-- Available data --
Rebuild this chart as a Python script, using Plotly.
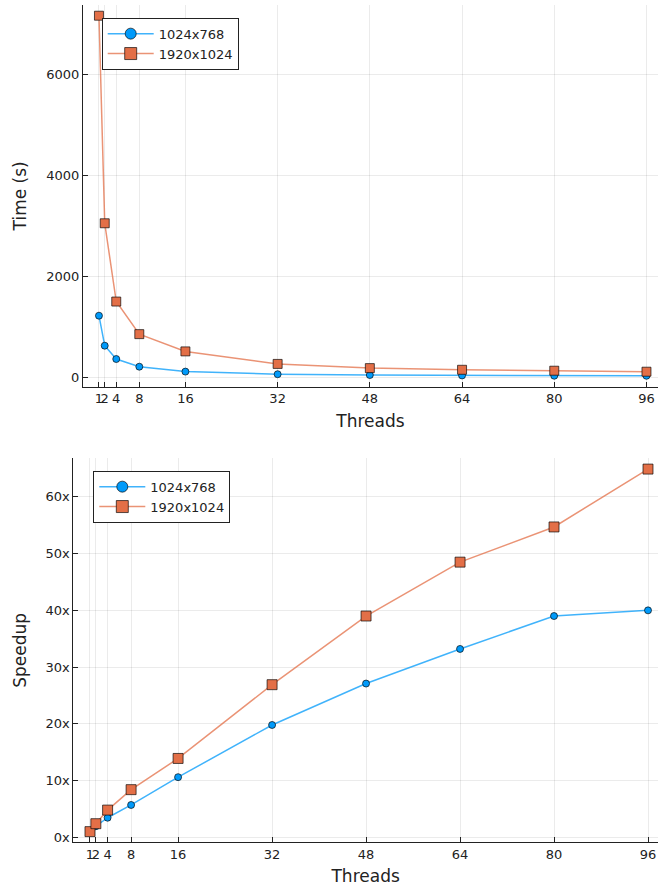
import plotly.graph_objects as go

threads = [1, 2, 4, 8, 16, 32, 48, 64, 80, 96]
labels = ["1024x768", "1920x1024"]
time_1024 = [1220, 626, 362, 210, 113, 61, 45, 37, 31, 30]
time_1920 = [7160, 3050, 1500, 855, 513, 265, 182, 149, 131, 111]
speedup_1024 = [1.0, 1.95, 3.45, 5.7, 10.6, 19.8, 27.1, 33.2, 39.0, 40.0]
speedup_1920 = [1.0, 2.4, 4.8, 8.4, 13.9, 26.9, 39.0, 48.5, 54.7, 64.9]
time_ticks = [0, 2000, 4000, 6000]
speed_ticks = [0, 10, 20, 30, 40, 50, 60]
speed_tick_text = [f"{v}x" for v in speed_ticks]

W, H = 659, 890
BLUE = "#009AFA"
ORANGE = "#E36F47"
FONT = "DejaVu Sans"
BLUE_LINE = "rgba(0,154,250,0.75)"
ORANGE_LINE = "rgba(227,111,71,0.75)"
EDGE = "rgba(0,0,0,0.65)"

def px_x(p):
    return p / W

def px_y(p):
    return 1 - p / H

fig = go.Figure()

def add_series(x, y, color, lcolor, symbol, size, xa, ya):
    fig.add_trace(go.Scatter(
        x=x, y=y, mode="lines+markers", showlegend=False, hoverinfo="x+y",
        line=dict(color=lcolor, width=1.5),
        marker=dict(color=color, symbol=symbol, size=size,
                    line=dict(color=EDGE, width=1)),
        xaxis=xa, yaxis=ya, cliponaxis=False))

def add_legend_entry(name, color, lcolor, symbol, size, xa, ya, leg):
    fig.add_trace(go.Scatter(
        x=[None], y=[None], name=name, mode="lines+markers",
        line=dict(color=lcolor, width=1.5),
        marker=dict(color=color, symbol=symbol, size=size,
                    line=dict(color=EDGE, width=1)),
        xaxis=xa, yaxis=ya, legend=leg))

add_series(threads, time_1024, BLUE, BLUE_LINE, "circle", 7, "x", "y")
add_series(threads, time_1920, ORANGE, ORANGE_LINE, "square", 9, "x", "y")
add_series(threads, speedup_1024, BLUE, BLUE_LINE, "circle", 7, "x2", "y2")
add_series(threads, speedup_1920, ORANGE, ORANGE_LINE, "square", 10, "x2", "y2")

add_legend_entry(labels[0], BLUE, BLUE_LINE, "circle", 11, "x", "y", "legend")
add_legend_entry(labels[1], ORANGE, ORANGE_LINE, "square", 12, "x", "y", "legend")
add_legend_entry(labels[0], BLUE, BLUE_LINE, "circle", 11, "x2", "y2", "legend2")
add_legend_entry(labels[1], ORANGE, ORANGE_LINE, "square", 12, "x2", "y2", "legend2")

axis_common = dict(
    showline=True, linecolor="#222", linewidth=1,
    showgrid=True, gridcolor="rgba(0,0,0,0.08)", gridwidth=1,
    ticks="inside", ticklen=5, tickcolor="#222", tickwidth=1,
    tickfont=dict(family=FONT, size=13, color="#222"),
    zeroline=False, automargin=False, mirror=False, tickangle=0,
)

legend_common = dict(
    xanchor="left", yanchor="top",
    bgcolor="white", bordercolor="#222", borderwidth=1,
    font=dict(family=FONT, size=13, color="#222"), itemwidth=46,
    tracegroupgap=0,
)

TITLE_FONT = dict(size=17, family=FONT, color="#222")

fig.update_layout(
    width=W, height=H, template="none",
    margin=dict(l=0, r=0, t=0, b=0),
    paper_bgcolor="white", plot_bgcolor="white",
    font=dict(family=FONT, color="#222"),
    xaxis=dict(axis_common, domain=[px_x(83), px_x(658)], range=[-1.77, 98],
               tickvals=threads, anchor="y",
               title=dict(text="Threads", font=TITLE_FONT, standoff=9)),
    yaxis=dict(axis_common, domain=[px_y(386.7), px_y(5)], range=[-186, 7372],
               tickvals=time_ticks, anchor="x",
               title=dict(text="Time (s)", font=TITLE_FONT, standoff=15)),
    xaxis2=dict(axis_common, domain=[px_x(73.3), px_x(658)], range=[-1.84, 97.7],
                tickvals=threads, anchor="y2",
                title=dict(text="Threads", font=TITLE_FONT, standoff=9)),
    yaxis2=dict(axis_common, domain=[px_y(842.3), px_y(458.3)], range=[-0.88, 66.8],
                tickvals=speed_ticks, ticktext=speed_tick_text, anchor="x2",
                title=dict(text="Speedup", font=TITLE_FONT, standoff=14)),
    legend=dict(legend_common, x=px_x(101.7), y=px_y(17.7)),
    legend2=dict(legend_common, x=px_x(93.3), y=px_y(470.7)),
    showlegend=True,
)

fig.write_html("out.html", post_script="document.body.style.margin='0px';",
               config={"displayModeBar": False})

-- The task --
Are you able to set down all the lines above exactly, without any pictures?

-- Result of the task --
Rebuild this chart as a Python script, using Plotly.
import plotly.graph_objects as go

threads = [1, 2, 4, 8, 16, 32, 48, 64, 80, 96]
labels = ["1024x768", "1920x1024"]
time_1024 = [1220, 626, 362, 210, 113, 61, 45, 37, 31, 30]
time_1920 = [7160, 3050, 1500, 855, 513, 265, 182, 149, 131, 111]
speedup_1024 = [1.0, 1.95, 3.45, 5.7, 10.6, 19.8, 27.1, 33.2, 39.0, 40.0]
speedup_1920 = [1.0, 2.4, 4.8, 8.4, 13.9, 26.9, 39.0, 48.5, 54.7, 64.9]
time_ticks = [0, 2000, 4000, 6000]
speed_ticks = [0, 10, 20, 30, 40, 50, 60]
speed_tick_text = [f"{v}x" for v in speed_ticks]

W, H = 659, 890
BLUE = "#009AFA"
ORANGE = "#E36F47"
FONT = "DejaVu Sans"
BLUE_LINE = "rgba(0,154,250,0.75)"
ORANGE_LINE = "rgba(227,111,71,0.75)"
EDGE = "rgba(0,0,0,0.65)"

def px_x(p):
    return p / W

def px_y(p):
    return 1 - p / H

fig = go.Figure()

def add_series(x, y, color, lcolor, symbol, size, xa, ya):
    fig.add_trace(go.Scatter(
        x=x, y=y, mode="lines+markers", showlegend=False, hoverinfo="x+y",
        line=dict(color=lcolor, width=1.5),
        marker=dict(color=color, symbol=symbol, size=size,
                    line=dict(color=EDGE, width=1)),
        xaxis=xa, yaxis=ya, cliponaxis=False))

def add_legend_entry(name, color, lcolor, symbol, size, xa, ya, leg):
    fig.add_trace(go.Scatter(
        x=[None], y=[None], name=name, mode="lines+markers",
        line=dict(color=lcolor, width=1.5),
        marker=dict(color=color, symbol=symbol, size=size,
                    line=dict(color=EDGE, width=1)),
        xaxis=xa, yaxis=ya, legend=leg))

add_series(threads, time_1024, BLUE, BLUE_LINE, "circle", 7, "x", "y")
add_series(threads, time_1920, ORANGE, ORANGE_LINE, "square", 9, "x", "y")
add_series(threads, speedup_1024, BLUE, BLUE_LINE, "circle", 7, "x2", "y2")
add_series(threads, speedup_1920, ORANGE, ORANGE_LINE, "square", 10, "x2", "y2")

add_legend_entry(labels[0], BLUE, BLUE_LINE, "circle", 11, "x", "y", "legend")
add_legend_entry(labels[1], ORANGE, ORANGE_LINE, "square", 12, "x", "y", "legend")
add_legend_entry(labels[0], BLUE, BLUE_LINE, "circle", 11, "x2", "y2", "legend2")
add_legend_entry(labels[1], ORANGE, ORANGE_LINE, "square", 12, "x2", "y2", "legend2")

axis_common = dict(
    showline=True, linecolor="#222", linewidth=1,
    showgrid=True, gridcolor="rgba(0,0,0,0.08)", gridwidth=1,
    ticks="inside", ticklen=5, tickcolor="#222", tickwidth=1,
    tickfont=dict(family=FONT, size=13, color="#222"),
    zeroline=False, automargin=False, mirror=False, tickangle=0,
)

legend_common = dict(
    xanchor="left", yanchor="top",
    bgcolor="white", bordercolor="#222", borderwidth=1,
    font=dict(family=FONT, size=13, color="#222"), itemwidth=46,
    tracegroupgap=0,
)

TITLE_FONT = dict(size=17, family=FONT, color="#222")

fig.update_layout(
    width=W, height=H, template="none",
    margin=dict(l=0, r=0, t=0, b=0),
    paper_bgcolor="white", plot_bgcolor="white",
    font=dict(family=FONT, color="#222"),
    xaxis=dict(axis_common, domain=[px_x(83), px_x(658)], range=[-1.77, 98],
               tickvals=threads, anchor="y",
               title=dict(text="Threads", font=TITLE_FONT, standoff=9)),
    yaxis=dict(axis_common, domain=[px_y(386.7), px_y(5)], range=[-186, 7372],
               tickvals=time_ticks, anchor="x",
               title=dict(text="Time (s)", font=TITLE_FONT, standoff=15)),
    xaxis2=dict(axis_common, domain=[px_x(73.3), px_x(658)], range=[-1.84, 97.7],
                tickvals=threads, anchor="y2",
                title=dict(text="Threads", font=TITLE_FONT, standoff=9)),
    yaxis2=dict(axis_common, domain=[px_y(842.3), px_y(458.3)], range=[-0.88, 66.8],
                tickvals=speed_ticks, ticktext=speed_tick_text, anchor="x2",
                title=dict(text="Speedup", font=TITLE_FONT, standoff=14)),
    legend=dict(legend_common, x=px_x(101.7), y=px_y(17.7)),
    legend2=dict(legend_common, x=px_x(93.3), y=px_y(470.7)),
    showlegend=True,
)

fig.write_html("out.html", post_script="document.body.style.margin='0px';",
               config={"displayModeBar": False})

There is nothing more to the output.